* **Provided data**:

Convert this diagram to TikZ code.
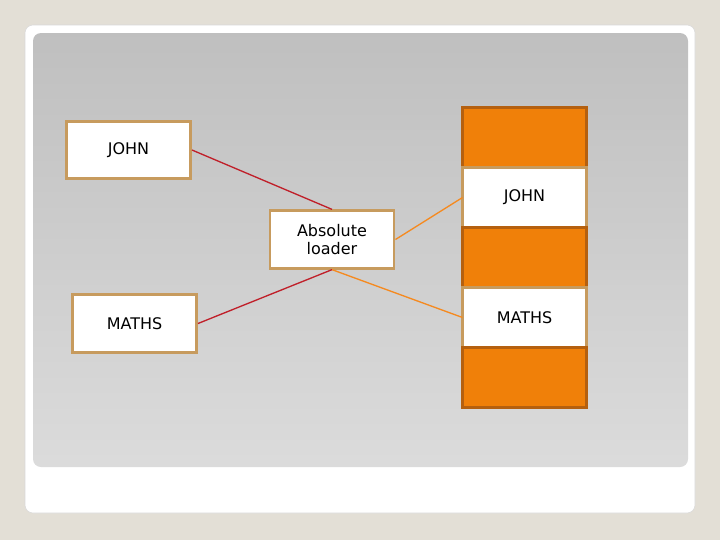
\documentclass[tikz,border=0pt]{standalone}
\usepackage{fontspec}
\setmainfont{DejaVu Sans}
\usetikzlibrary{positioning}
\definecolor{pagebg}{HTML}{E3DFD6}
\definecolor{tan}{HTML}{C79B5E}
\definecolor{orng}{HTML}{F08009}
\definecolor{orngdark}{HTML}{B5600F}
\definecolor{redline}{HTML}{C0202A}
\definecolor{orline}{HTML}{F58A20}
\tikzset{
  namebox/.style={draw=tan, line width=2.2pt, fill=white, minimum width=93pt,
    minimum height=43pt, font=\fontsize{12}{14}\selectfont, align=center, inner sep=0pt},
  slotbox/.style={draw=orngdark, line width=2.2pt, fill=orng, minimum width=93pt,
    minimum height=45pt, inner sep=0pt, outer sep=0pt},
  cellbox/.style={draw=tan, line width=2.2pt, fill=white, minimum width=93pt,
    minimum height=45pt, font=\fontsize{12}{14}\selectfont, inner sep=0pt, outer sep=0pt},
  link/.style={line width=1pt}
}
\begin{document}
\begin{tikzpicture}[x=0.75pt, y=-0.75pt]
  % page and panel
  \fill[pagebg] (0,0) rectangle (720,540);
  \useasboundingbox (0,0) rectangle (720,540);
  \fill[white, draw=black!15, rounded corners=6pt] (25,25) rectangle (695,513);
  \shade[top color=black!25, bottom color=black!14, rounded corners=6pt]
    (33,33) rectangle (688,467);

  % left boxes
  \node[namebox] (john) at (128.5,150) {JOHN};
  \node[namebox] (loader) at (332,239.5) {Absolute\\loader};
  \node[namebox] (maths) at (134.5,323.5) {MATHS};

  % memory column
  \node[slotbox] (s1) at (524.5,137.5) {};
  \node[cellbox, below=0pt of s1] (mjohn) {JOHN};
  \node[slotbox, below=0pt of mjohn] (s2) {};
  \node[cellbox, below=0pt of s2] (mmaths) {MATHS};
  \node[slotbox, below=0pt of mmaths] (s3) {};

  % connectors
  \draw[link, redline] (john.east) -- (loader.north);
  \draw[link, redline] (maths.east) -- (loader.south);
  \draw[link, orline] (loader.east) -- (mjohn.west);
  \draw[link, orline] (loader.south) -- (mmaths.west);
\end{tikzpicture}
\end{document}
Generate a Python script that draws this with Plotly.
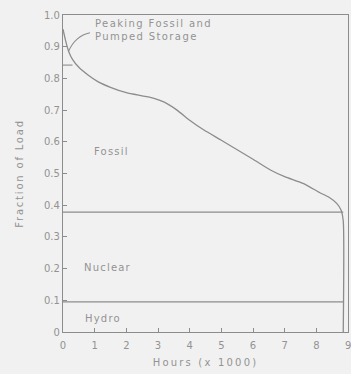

* **Given request**:
Starting at the first line of the entries, restate word for word everything through the line that holds "below=0pt of mmaths]", both ends included, but omit any pictures.

* **Correct result**:
Convert this diagram to TikZ code.
\documentclass[tikz,border=0pt]{standalone}
\usepackage{fontspec}
\setmainfont{DejaVu Sans}
\usetikzlibrary{positioning}
\definecolor{pagebg}{HTML}{E3DFD6}
\definecolor{tan}{HTML}{C79B5E}
\definecolor{orng}{HTML}{F08009}
\definecolor{orngdark}{HTML}{B5600F}
\definecolor{redline}{HTML}{C0202A}
\definecolor{orline}{HTML}{F58A20}
\tikzset{
  namebox/.style={draw=tan, line width=2.2pt, fill=white, minimum width=93pt,
    minimum height=43pt, font=\fontsize{12}{14}\selectfont, align=center, inner sep=0pt},
  slotbox/.style={draw=orngdark, line width=2.2pt, fill=orng, minimum width=93pt,
    minimum height=45pt, inner sep=0pt, outer sep=0pt},
  cellbox/.style={draw=tan, line width=2.2pt, fill=white, minimum width=93pt,
    minimum height=45pt, font=\fontsize{12}{14}\selectfont, inner sep=0pt, outer sep=0pt},
  link/.style={line width=1pt}
}
\begin{document}
\begin{tikzpicture}[x=0.75pt, y=-0.75pt]
  % page and panel
  \fill[pagebg] (0,0) rectangle (720,540);
  \useasboundingbox (0,0) rectangle (720,540);
  \fill[white, draw=black!15, rounded corners=6pt] (25,25) rectangle (695,513);
  \shade[top color=black!25, bottom color=black!14, rounded corners=6pt]
    (33,33) rectangle (688,467);

  % left boxes
  \node[namebox] (john) at (128.5,150) {JOHN};
  \node[namebox] (loader) at (332,239.5) {Absolute\\loader};
  \node[namebox] (maths) at (134.5,323.5) {MATHS};

  % memory column
  \node[slotbox] (s1) at (524.5,137.5) {};
  \node[cellbox, below=0pt of s1] (mjohn) {JOHN};
  \node[slotbox, below=0pt of mjohn] (s2) {};
  \node[cellbox, below=0pt of s2] (mmaths) {MATHS};
  \node[slotbox, below=0pt of mmaths] (s3) {};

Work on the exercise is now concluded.